As the multifamily market continues to adopt connected technologies, access control increasingly serves as the entry point for broader modernization strategies.
Frequently Asked Questions
Why is multifamily access control considered infrastructure?
Modern access systems manage digital identity, automate workflows, and provide centralized visibility across properties. They influence leasing, maintenance, vendor coordination, and compliance, making them operational infrastructure rather than standalone security tools.
How does cloud-based access control improve efficiency?
Cloud-based systems allow remote credential management, real-time audit visibility, and integration with property management software, reducing manual steps and site-level intervention.
Does access control impact NOI?
Yes. Reduced rekeying, fewer lockouts, improved operational efficiency, and enhanced risk management all contribute to improved net operating income.
What is the connection between access control and building intelligence?
Access control establishes digital identity and generates structured event data. When integrated with broader platforms, that data supports automation and portfolio-wide operational insight.
The Bottom Line
Multifamily access control is no longer a background utility. It is the infrastructure that enables automation, efficiency, and measurable performance improvement across portfolios.

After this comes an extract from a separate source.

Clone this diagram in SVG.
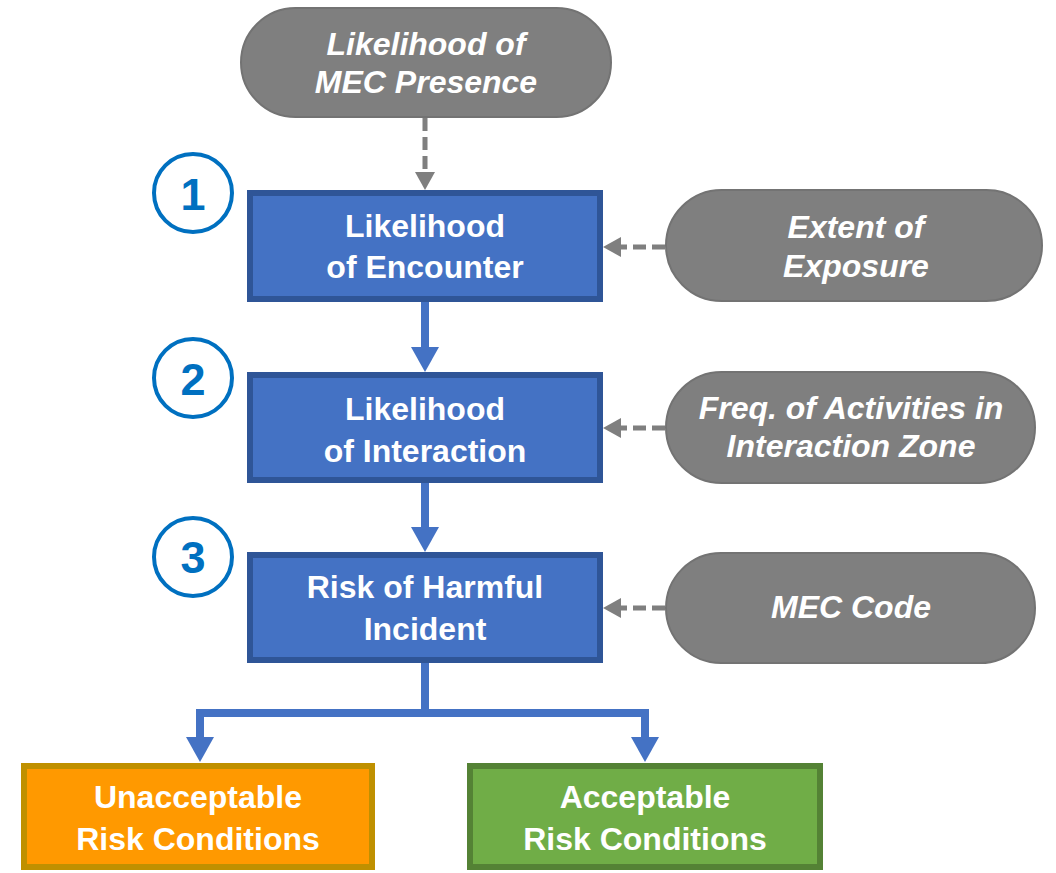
<svg xmlns="http://www.w3.org/2000/svg" width="1056" height="873" viewBox="0 0 1056 873">
<defs>
<style>
.box{fill:#4472C4;stroke:#2F5597;stroke-width:6}
.pill{fill:#7F7F7F;stroke:#737373;stroke-width:2}
.bt{font-family:"Liberation Sans",Arial,sans-serif;font-weight:bold;font-size:32px;fill:#fff;text-anchor:middle}
.gt{font-family:"Liberation Sans",Arial,sans-serif;font-weight:bold;font-style:italic;font-size:32px;fill:#fff;text-anchor:middle}
.num{font-family:"Liberation Sans",Arial,sans-serif;font-weight:bold;font-size:45px;fill:#0070C0;text-anchor:middle}
.circ{fill:#fff;stroke:#0070C0;stroke-width:4}
.blue{fill:none;stroke:#4472C4;stroke-width:8;marker-end:url(#ab)}
.dash{fill:none;stroke:#7F7F7F;stroke-width:5;stroke-dasharray:13 6;marker-end:url(#ag)}
</style>
<marker id="ab" markerUnits="userSpaceOnUse" markerWidth="25" markerHeight="28" refX="0" refY="14" orient="auto" viewBox="0 0 25 28"><path d="M0,0 L25,14 L0,28 Z" fill="#4472C4"/></marker>
<marker id="ag" markerUnits="userSpaceOnUse" markerWidth="18" markerHeight="20" refX="0" refY="10" orient="auto" viewBox="0 0 18 20"><path d="M0,0 L18,10 L0,20 Z" fill="#7F7F7F"/></marker>
</defs>
<rect width="1056" height="873" fill="#fff"/>
<g id="connectors">
<path class="dash" d="M425,118 V172"/>
<path class="dash" d="M665,247 H621"/>
<path class="dash" d="M665,428 H621"/>
<path class="dash" d="M665,608 H621"/>
<path class="blue" d="M425,302 V347"/>
<path class="blue" d="M425,483 V527"/>
<path class="blue" d="M425,663 V713 H200 V737"/>
<path class="blue" d="M425,713 H645 V737"/>
</g>
<g id="mec-presence">
<rect class="pill" x="241" y="8" width="370" height="109" rx="54.5"/>
<text class="gt" x="426" y="55">Likelihood of</text>
<text class="gt" x="426" y="93">MEC Presence</text>
</g>
<g id="step1">
<circle class="circ" cx="193" cy="193" r="39"/>
<text class="num" x="193" y="210">1</text>
</g>
<g id="encounter">
<rect class="box" x="250" y="193" width="350" height="106"/>
<text class="bt" x="425" y="237">Likelihood</text>
<text class="bt" x="425" y="278">of Encounter</text>
</g>
<g id="exposure">
<rect class="pill" x="666" y="190" width="376" height="111" rx="55.5"/>
<text class="gt" x="856" y="238">Extent of</text>
<text class="gt" x="856" y="277">Exposure</text>
</g>
<g id="step2">
<circle class="circ" cx="193" cy="378" r="39"/>
<text class="num" x="193" y="395">2</text>
</g>
<g id="interaction">
<rect class="box" x="250" y="375" width="350" height="105"/>
<text class="bt" x="425" y="420">Likelihood</text>
<text class="bt" x="425" y="462">of Interaction</text>
</g>
<g id="frequency">
<rect class="pill" x="666" y="372" width="369" height="111" rx="55.5"/>
<text class="gt" x="851" y="419">Freq. of Activities in</text>
<text class="gt" x="851" y="457">Interaction Zone</text>
</g>
<g id="step3">
<circle class="circ" cx="193" cy="557" r="39"/>
<text class="num" x="193" y="573">3</text>
</g>
<g id="harmful">
<rect class="box" x="250" y="555" width="350" height="105"/>
<text class="bt" x="425" y="598">Risk of Harmful</text>
<text class="bt" x="425" y="640">Incident</text>
</g>
<g id="mec-code">
<rect class="pill" x="666" y="553" width="369" height="110" rx="55"/>
<text class="gt" x="851" y="618">MEC Code</text>
</g>
<g id="unacceptable">
<rect x="24" y="766" width="348" height="101" fill="#FF9900" stroke="#BF9000" stroke-width="6"/>
<text class="bt" x="198" y="808">Unacceptable</text>
<text class="bt" x="198" y="850">Risk Conditions</text>
</g>
<g id="acceptable">
<rect x="470" y="766" width="350" height="101" fill="#70AD47" stroke="#548235" stroke-width="6"/>
<text class="bt" x="645" y="808">Acceptable</text>
<text class="bt" x="645" y="850">Risk Conditions</text>
</g>
</svg>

When identity, permissions, and property data are unified, buildings become easier to operate and more resilient at scale.

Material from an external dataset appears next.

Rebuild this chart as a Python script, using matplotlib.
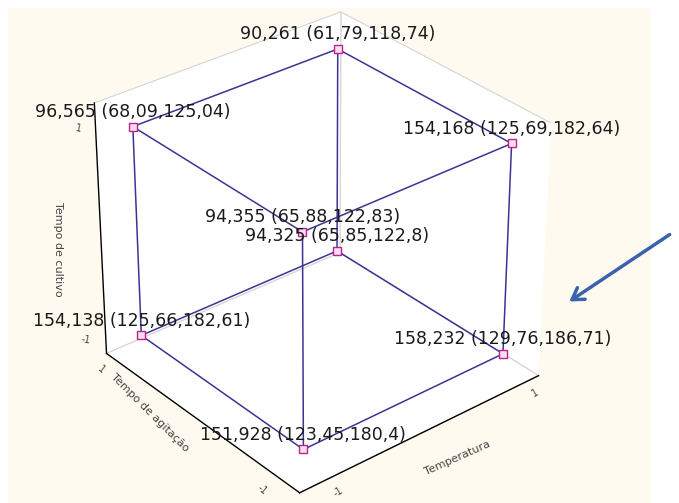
import itertools
import numpy as np
import matplotlib
matplotlib.use("Agg")
import matplotlib.pyplot as plt
from matplotlib.patches import Rectangle, FancyArrowPatch
from matplotlib.transforms import offset_copy
from mpl_toolkits.mplot3d import proj3d

# Coded factor levels of the 2^3 design (one entry per cube corner)
temperatura = [-1, 1, -1, 1, -1, 1, -1, 1]
tempo_agitacao = [-1, -1, 1, 1, -1, -1, 1, 1]
tempo_cultivo = [-1, -1, -1, -1, 1, 1, 1, 1]

# Predicted mean and confidence limits at each corner
media = [151.928, 158.232, 154.138, 94.325, 94.355, 154.168, 96.565, 90.261]
limite_inf = [123.45, 129.76, 125.66, 65.85, 65.88, 125.69, 68.09, 61.79]
limite_sup = [180.4, 186.71, 182.61, 122.8, 122.83, 182.64, 125.04, 118.74]

niveis = [-1, 1]
rotulos_niveis = ["-1", "1"]

plt.rcParams["font.family"] = ["DejaVu Sans"]


def br(v):
    return f"{v:g}".replace(".", ",")


fig = plt.figure(figsize=(6.79, 5.03), dpi=100)
fig.patch.set_facecolor("white")
fig.add_artist(Rectangle((8 / 679, 0), 643 / 679, 495 / 503,
                         transform=fig.transFigure, facecolor="#fefaef",
                         edgecolor="none", zorder=-10))

ax = fig.add_axes([-0.012, 0.005, 0.95, 1.0], projection="3d",
                  computed_zorder=False)
ax.patch.set_alpha(0)
ax.set_box_aspect((1, 1, 0.93), zoom=1.03)
ax.view_init(elev=31, azim=-129.7)
lim = (-1.2, 1.2)
ax.set_xlim(lim)
ax.set_ylim(lim)
ax.set_zlim(lim)
ax.grid(False)

for axis in (ax.xaxis, ax.yaxis, ax.zaxis):
    axis.set_pane_color((1, 1, 1, 1))
    axis.pane.set_edgecolor("#d4d4d4")
    axis.pane.set_linewidth(0.8)
    axis.line.set_color("black")
    axis.line.set_linewidth(1.0)
    axis.set_ticks(niveis)
    axis.set_ticklabels(["", ""])
ax.tick_params(axis="both", color=(0, 0, 0, 0))

# cube edges: corners differing in exactly one factor
pts = list(zip(temperatura, tempo_agitacao, tempo_cultivo))
for i, j in itertools.combinations(range(len(pts)), 2):
    if sum(a != b for a, b in zip(pts[i], pts[j])) == 1:
        ax.plot([pts[i][0], pts[j][0]], [pts[i][1], pts[j][1]],
                [pts[i][2], pts[j][2]], color="#3a3593", lw=1.1, zorder=2)

ax.plot(temperatura, tempo_agitacao, tempo_cultivo, ls="none", marker="s",
        ms=6, mec="#c0208a", mfc="#f8e0f2", mew=1.0, zorder=3)

# project points to the 2D plane of the axes once the layout is fixed
fig.canvas.draw()
M = ax.get_proj()


def project(xs, ys, zs):
    x2, y2, _ = proj3d.proj_transform(np.asarray(xs, float),
                                      np.asarray(ys, float),
                                      np.asarray(zs, float), M)
    return x2, y2


px, py = project(temperatura, tempo_agitacao, tempo_cultivo)
lbl_tr = offset_copy(ax.transData, fig=fig, x=0, y=4, units="points")
for x2, y2, m, lo, hi in zip(px, py, media, limite_inf, limite_sup):
    ax.text2D(x2, y2, f"{br(m)} ({br(lo)},{br(hi)})", ha="center",
              va="bottom", fontsize=12.5, color="#1a1a1a", transform=lbl_tr,
              zorder=4)


def place(xyz, text, dx, dy, rot, size):
    x2, y2 = project(*[[v] for v in xyz])
    tr = offset_copy(ax.transData, fig=fig, x=dx, y=dy, units="dots")
    ax.text2D(x2[0], y2[0], text, ha="center", va="center", rotation=rot,
              fontsize=size, color="#444444", transform=tr, zorder=4)


lo_, hi_ = lim
# tick labels along the three axis lines
for v, s in zip(niveis, rotulos_niveis):
    place((lo_, hi_, v), s, -17 if v > 0 else -20, -4 if v > 0 else -6, -10, 7)
    place((lo_, v, lo_), s, -20, -5 if v > 0 else -9, -40, 7)
    place((v, lo_, lo_), s, 17 if v < 0 else 15, -10 if v < 0 else -8, 30, 7)

# axis titles
place((0.25, lo_, lo_), "Temperatura", 10, -38, 24, 8)
place((lo_, 0.48, lo_), "Tempo de agitação", -12, -20, -45, 8)
place((lo_, hi_, -0.17), "Tempo de cultivo", -43, 0, -90, 8)

fig.add_artist(FancyArrowPatch(
    (672 / 679, 1 - 233 / 503), (567 / 679, 1 - 303 / 503),
    transform=fig.transFigure, arrowstyle="->,head_length=8,head_width=5",
    color="#3b62ad", lw=2.5))

fig.savefig("out.png", dpi=100)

DOOR was built around this infrastructure-first approach, combining hardware, software, and automated workflows into a unified platform designed specifically for multifamily environments. Instead of treating access as a device, it treats it as a foundation for Building Intelligence.
As operators look to modernize portfolios, the question is no longer whether to upgrade locks. It is whether access control will remain a siloed tool or become the operational backbone of the property.